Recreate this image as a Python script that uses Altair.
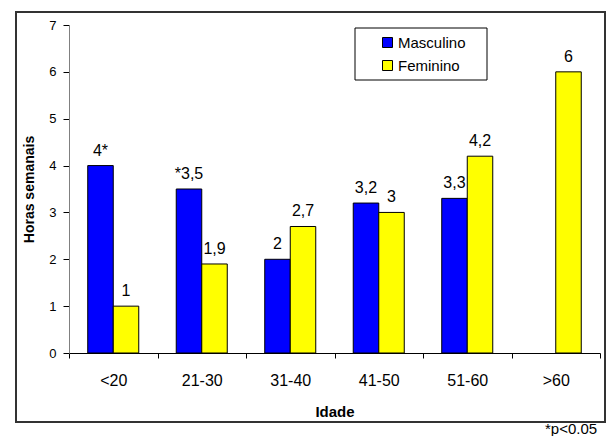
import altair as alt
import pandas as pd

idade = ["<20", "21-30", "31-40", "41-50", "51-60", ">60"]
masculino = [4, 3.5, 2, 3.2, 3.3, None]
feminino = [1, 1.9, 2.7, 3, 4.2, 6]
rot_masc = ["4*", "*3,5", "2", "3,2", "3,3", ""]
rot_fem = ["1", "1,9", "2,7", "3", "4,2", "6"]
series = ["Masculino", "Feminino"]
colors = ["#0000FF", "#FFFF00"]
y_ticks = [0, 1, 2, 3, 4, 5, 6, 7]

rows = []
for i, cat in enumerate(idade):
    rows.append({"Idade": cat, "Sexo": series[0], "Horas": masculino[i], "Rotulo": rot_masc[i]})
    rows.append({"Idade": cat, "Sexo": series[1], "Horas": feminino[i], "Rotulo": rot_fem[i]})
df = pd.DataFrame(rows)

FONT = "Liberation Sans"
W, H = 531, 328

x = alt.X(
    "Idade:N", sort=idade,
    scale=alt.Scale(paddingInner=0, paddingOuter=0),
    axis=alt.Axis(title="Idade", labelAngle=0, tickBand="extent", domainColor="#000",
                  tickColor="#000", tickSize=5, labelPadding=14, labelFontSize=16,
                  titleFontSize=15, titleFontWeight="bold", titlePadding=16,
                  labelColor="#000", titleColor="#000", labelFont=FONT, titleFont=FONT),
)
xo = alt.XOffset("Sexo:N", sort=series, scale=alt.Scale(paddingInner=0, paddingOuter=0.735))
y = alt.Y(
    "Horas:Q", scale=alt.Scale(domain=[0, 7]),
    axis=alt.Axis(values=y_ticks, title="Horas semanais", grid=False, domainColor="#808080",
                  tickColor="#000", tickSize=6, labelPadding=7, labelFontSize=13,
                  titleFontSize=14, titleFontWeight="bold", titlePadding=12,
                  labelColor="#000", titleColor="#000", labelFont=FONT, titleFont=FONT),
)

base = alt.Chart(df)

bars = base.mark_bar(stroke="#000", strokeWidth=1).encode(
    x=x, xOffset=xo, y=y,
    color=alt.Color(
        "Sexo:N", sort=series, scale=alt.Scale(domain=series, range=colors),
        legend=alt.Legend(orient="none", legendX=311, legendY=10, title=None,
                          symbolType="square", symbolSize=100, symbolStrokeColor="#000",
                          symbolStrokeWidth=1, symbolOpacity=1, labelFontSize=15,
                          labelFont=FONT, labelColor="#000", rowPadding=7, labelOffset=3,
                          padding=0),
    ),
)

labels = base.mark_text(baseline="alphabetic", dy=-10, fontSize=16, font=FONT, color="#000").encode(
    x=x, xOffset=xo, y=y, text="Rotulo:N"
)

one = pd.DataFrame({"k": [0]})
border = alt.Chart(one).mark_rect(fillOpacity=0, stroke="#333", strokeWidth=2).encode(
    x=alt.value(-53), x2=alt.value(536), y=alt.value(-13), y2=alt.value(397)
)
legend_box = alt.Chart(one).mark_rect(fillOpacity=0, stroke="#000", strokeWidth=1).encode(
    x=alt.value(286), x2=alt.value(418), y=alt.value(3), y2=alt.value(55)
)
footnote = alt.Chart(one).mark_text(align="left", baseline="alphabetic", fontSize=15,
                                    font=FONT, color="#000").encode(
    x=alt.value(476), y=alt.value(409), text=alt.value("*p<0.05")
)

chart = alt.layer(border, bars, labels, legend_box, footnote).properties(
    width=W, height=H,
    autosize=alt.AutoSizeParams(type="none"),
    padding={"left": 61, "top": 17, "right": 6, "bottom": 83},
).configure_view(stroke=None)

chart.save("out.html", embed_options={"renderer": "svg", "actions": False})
####
Repeat only the lines between the start of the data and the line with "base = alt.Chart(df)", including those two lines, and skip the pictures.

Recreate this image as a Python script that uses Altair.
import altair as alt
import pandas as pd

idade = ["<20", "21-30", "31-40", "41-50", "51-60", ">60"]
masculino = [4, 3.5, 2, 3.2, 3.3, None]
feminino = [1, 1.9, 2.7, 3, 4.2, 6]
rot_masc = ["4*", "*3,5", "2", "3,2", "3,3", ""]
rot_fem = ["1", "1,9", "2,7", "3", "4,2", "6"]
series = ["Masculino", "Feminino"]
colors = ["#0000FF", "#FFFF00"]
y_ticks = [0, 1, 2, 3, 4, 5, 6, 7]

rows = []
for i, cat in enumerate(idade):
    rows.append({"Idade": cat, "Sexo": series[0], "Horas": masculino[i], "Rotulo": rot_masc[i]})
    rows.append({"Idade": cat, "Sexo": series[1], "Horas": feminino[i], "Rotulo": rot_fem[i]})
df = pd.DataFrame(rows)

FONT = "Liberation Sans"
W, H = 531, 328

x = alt.X(
    "Idade:N", sort=idade,
    scale=alt.Scale(paddingInner=0, paddingOuter=0),
    axis=alt.Axis(title="Idade", labelAngle=0, tickBand="extent", domainColor="#000",
                  tickColor="#000", tickSize=5, labelPadding=14, labelFontSize=16,
                  titleFontSize=15, titleFontWeight="bold", titlePadding=16,
                  labelColor="#000", titleColor="#000", labelFont=FONT, titleFont=FONT),
)
xo = alt.XOffset("Sexo:N", sort=series, scale=alt.Scale(paddingInner=0, paddingOuter=0.735))
y = alt.Y(
    "Horas:Q", scale=alt.Scale(domain=[0, 7]),
    axis=alt.Axis(values=y_ticks, title="Horas semanais", grid=False, domainColor="#808080",
                  tickColor="#000", tickSize=6, labelPadding=7, labelFontSize=13,
                  titleFontSize=14, titleFontWeight="bold", titlePadding=12,
                  labelColor="#000", titleColor="#000", labelFont=FONT, titleFont=FONT),
)

base = alt.Chart(df)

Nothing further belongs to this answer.